Being planned for approximately 50,000 spectators, the Woodstock Festival had an audience of 500,000. This resulted in very heavy traffic on the highways leading to the site of the concert.
Despite the fact that the festival didn't initially bring income to the promoters, it became highly profitable due to the record sales. Among the promoters of the Woodstock were Artie Kornfield, Michael Lang, Joel Rosenman, and John Roberts.
Artists performing at the festival included Joe Cocker, Santana, Johnny Winter, Jefferson Airplane, Melanie, Janis Joplin, Ravi Shankar, John Sebastian, Keef Hartley, Canned Heat, Arlo Guthrie, Richie Havens, and others. Many of the artists were scheduled to perform, but failed for various reasons, like The Jeff Beck Group, Iron Butterfly, Neil Young and Led Zeppelin.

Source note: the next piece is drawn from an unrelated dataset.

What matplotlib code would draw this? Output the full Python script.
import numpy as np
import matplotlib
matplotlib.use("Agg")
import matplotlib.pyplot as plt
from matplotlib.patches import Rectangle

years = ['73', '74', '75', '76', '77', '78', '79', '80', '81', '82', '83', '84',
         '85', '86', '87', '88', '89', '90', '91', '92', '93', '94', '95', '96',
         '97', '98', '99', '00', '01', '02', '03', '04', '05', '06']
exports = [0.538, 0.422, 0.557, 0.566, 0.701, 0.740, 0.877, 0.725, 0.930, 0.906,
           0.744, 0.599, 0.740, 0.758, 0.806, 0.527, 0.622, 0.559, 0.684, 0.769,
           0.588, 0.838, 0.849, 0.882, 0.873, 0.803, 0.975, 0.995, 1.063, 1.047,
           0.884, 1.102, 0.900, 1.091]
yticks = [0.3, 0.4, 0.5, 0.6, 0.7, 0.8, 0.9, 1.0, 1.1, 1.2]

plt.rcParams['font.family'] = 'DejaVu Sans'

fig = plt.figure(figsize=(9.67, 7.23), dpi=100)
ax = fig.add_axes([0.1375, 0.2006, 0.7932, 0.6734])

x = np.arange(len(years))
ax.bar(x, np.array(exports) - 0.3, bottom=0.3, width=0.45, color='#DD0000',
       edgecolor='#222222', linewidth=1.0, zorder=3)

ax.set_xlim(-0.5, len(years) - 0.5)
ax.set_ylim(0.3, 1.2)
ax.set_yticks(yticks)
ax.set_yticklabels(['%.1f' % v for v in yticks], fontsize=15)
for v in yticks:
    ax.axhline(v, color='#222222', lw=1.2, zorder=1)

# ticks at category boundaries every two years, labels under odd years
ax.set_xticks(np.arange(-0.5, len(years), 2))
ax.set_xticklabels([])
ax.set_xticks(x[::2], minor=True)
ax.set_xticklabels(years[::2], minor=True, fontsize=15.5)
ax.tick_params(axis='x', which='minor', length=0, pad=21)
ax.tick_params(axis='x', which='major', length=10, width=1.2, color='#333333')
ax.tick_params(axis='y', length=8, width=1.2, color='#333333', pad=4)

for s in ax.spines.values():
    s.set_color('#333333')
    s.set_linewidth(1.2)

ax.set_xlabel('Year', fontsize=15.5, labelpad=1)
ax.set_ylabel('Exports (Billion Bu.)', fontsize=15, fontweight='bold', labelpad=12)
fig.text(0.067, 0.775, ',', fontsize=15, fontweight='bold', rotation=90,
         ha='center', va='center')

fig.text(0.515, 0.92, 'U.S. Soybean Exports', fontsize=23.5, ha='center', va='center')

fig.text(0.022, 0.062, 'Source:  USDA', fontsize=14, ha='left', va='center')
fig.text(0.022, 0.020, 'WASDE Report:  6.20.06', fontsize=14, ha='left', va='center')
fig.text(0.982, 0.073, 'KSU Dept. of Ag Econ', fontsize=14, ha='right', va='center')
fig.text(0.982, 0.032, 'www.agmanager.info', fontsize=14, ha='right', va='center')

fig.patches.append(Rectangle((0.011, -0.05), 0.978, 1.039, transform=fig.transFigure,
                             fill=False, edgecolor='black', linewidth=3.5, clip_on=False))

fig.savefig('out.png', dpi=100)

For many years the Woodstock Festival has been idealized as the culmination in the hippie movement, a holiday of love and peace, which brought nearly 500,000 people together. However, some amount of crime was still confirmed at the Woodstock festival, including three deaths, one from a drug overdose.
One of the likely reasons for crime is the small size of Woodstock, which wasn't intended for such a great number of spectators and thus, the majority of needed facilities weren't present. Designed as a profit-making event, whose profits were intended for charity, the Woodstock Festival turned into a free festival after it appeared to draw more people than the organizers had expected.
The Woodstock Festival has resulted in the release of two albums - Woodstock: Music From the Original Soundtrack and More, and Woodstock 2, released a year later.
In 1970 appeared the documentary film about Woodstock, owing to the joint efforts of Michael Wadleigh and Martin Scorsese. The film was nominated in the Best Sound and the Best Film Editing categories, and has been granted the Academy Award for Documentary Feature. In 1996 the U.S. Library of Congress has regarded the film as culturally significant, choosing it for preservation in National Registry.
Madison Square Gardens in New York City was the site for another concert, which took place in 1979 to commemorate the tenth anniversary of the 1969 Woodstock Festival. Among the celebrities attending the concert were Taj Mahal, Richie Havens, Country Joe and the Fish, Elliot Randal, and Canned Heat.
The celebration of the 20th anniversary of the event occurred in August 1989 in Bethel, New York. It has 30,000 people in attendance.
"Three more days of peace, love and music" - that was the name of the rock concert held in 1994 to celebrate the 25th anniversary of the original Woodstock. The show ran from August 12 to August 14, featuring such bands as Green Day and Red Hot Chili Peppers.